In recent weeks, a lot has been written about the problematic media coverage of the war between Hamas and Israel. Richard Landes mentions many of the relevant articles in a thorough overview published at The American Interest, where he focuses on “The Media’s Role in Hamas’ War Strategy” and argues that “Hamas shows full cognizance of the media’s importance.” As Landes rightly emphasizes, the terror group has even “issued detailed directions to Gazan ‘social media activists’” and it is hard to imagine that the local “fixers” on whom foreign journalists working in Gaza rely would feel free to ignore what Landes calls the “Hamas media protocols.”

The media coverage we have seen largely confirms that Hamas got what it wanted: lots of images and reports about the suffering of Gaza’s civilians; barely a sighting or a mention of Hamas fighters and their use of civilian neighborhoods – including UN facilities, hospitals and mosques – to launch rockets and conceal their weapons. Likewise, the media have largely ignored the hundreds of Hamas rockets that have fallen short and have obviously caused damage and casualties.
However, by now the Foreign Press Association has protested “the blatant, incessant, forceful and unorthodox methods employed by the Hamas authorities and their representatives against visiting international journalists in Gaza over the past month.” But it seems not everyone agrees that this protest is justified: Ha’aretz has published a lengthy report that cites several journalists claiming that Hamas “didn’t censor” the foreign media reporting from Gaza. Interestingly, most of the journalists interviewed by Ha’aretz “asked to remain anonymous.”
The views expressed by one of these anonymous journalists are arguably particularly interesting, because they show that even without any interference from Hamas, some reporters may have been all too willing to deliver what Hamas wanted. Ha’aretz cites a “reporter with 30 years experience in hot spots worldwide” who indignantly claimed that “Israel wants reporters to write about the conflict as it conceived it, as a security problem framed by the IDF,” whereas journalists generally prefer to focus on the “humanitarian impact of conflict.”
It may well be true that this is the general preference of most journalists, though it seems that most journalists also prefer to make an exception for Israel: whenever Israel is forced to defend itself against the terror groups on its borders, the foreign media devote very little attention to the toll these campaigns take on Israeli civilians, preferring instead to show heavily armed Israeli soldiers and tanks. Indeed, all too often, the price Israeli society pays for combatting the ever present threat of heavily armed terror groups that resemble well equipped and organized armies is belittled in the media where the “if it bleeds, it leads”-rule combines with the quest for a mindlessly mechanistic “balance” to produce ruminations about a “disproportionate” casualty count that shows too few dead Jews to warrant much empathy. And as Navi Pillay, the United Nations High Commissioner for Human Rights has so preposterously demonstrated, Israel’s enormous investments in defensive measures can even be presented as putting Hamas at a most unfair disadvantage.
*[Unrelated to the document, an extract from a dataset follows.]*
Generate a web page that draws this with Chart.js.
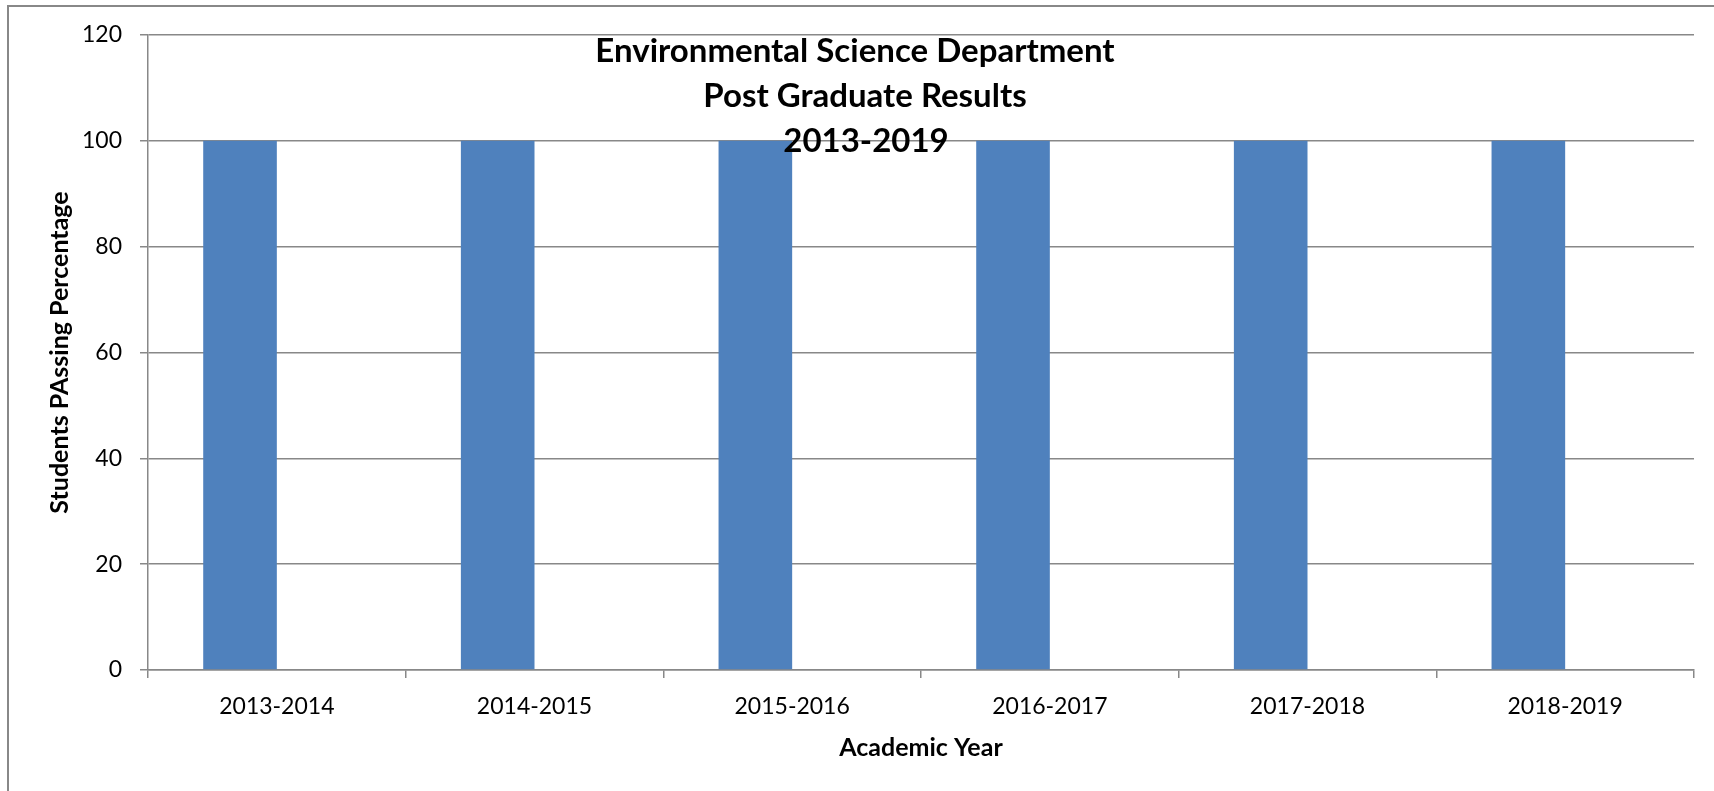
<!DOCTYPE html>
<html>
<head>
<meta charset="utf-8">
<title>Environmental Science Department - Post Graduate Results</title>
<script src="https://cdn.jsdelivr.net/npm/chart.js@4.4.1/dist/chart.umd.min.js"></script>
<style>
  html, body { margin: 0; padding: 0; background: #fff; overflow: hidden; }
  #wrap { width: 1714px; height: 791px; position: relative; }
</style>
</head>
<body>
<div id="wrap"><canvas id="chart" width="1714" height="791"></canvas></div>
<script>
(() => {
  // data
  const academicYears = ['2013-2014','2014-2015','2015-2016','2016-2017','2017-2018','2018-2019'];
  const passingPercentage = [100,100,100,100,100,100];
  // second (empty) series - the bars sit left of centre in the original
  const emptySeries = [null,null,null,null,null,null];
  const titleLines = ['Environmental Science Department','Post Graduate Results','2013-2019'];
  const yMin = 0, yMax = 120, yStep = 20;

  const gridGray = '#888888';
  const fontFamily = 'Lato, "Open Sans", sans-serif';

  // white page + the outer frame (only top/left visible in the crop)
  const framePlugin = {
    id: 'frame',
    beforeDraw(chart){
      const c = chart.ctx;
      c.save();
      c.fillStyle = '#fff';
      c.fillRect(0,0,chart.width,chart.height);
      c.strokeStyle = gridGray;
      c.lineWidth = 2;
      c.beginPath();
      c.moveTo(8, chart.height + 2);
      c.lineTo(8, 6);
      c.lineTo(chart.width + 2, 6);
      c.stroke();
      c.restore();
    }
  };

  // chart title drawn over the plot, like the Excel original
  const titleOffsets = [-8, 2, 3];
  const titlePlugin = {
    id: 'overTitle',
    afterDraw(chart){
      const c = chart.ctx;
      c.save();
      c.font = 'bold 33px ' + fontFamily;
      c.fillStyle = '#000';
      c.textAlign = 'center';
      c.textBaseline = 'alphabetic';
      titleLines.forEach((line, i) => c.fillText(line, 863 + titleOffsets[i], 62 + i*45));
      c.restore();
    }
  };

  new Chart(document.getElementById('chart').getContext('2d'), {
    type: 'bar',
    data: {
      labels: academicYears,
      datasets: [
        { label: 'Series1', data: passingPercentage, backgroundColor: '#4F81BD', borderWidth: 0 },
        { label: 'Series2', data: emptySeries, backgroundColor: '#C0504D', borderWidth: 0 }
      ]
    },
    options: {
      responsive: false,
      animation: false,
      devicePixelRatio: 1,
      barPercentage: 1,
      categoryPercentage: 2/3.5,
      layout: { padding: { left: 0, top: 35, right: 20, bottom: 0 } },
      plugins: { legend: { display: false }, tooltip: { enabled: false }, title: { display: false } },
      scales: {
        x: {
          grid: { offset: true, drawOnChartArea: false, drawTicks: true, tickLength: 8, color: gridGray, lineWidth: 1.5 },
          border: { display: true, color: gridGray, width: 1.5 },
          ticks: { color: '#000', padding: 15, font: { family: fontFamily, size: 23 }, maxRotation: 0 },
          title: { display: true, text: 'Academic Year', color: '#000', font: { family: fontFamily, size: 25, weight: 'bold' }, padding: { top: 0, bottom: 28 } },
          afterFit(scale){ scale.height = 121; }
        },
        y: {
          min: yMin, max: yMax,
          grid: { color: gridGray, lineWidth: 1.5, drawTicks: true, tickLength: 8 },
          border: { display: true, color: gridGray, width: 1.5 },
          ticks: { stepSize: yStep, color: '#000', padding: 18, font: { family: fontFamily, size: 23 } },
          title: { display: true, text: 'Students PAssing Percentage', color: '#000', font: { family: fontFamily, size: 25, weight: 'bold' }, padding: { top: 45, bottom: 0 } },
          afterFit(scale){ scale.width = 148; }
        }
      }
    },
    plugins: [framePlugin, titlePlugin]
  });
})();
</script>
</body>
</html>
But the veteran journalist cited by Ha’aretz made the perhaps most revealing statement when s/he declared: “I personally chose not to speak to Hamas mouthpieces because I hold Hamas propaganda in as much contempt as that of Netanyahu.”
Debates raging on social networks illustrate that many would be inclined to consider this a “balanced” statement. On the one hand, there is a terrorist group that keeps reaffirming the genocidal goals spelled out in its fascist charter; on the other hand, there is the prime minister of a western-style democracy – but who can tell the difference??? And if the journalists who report about the democracy trying to defend its citizens from relentless attacks by murderous jihadi terrorists can’t tell the difference, who can blame their audiences?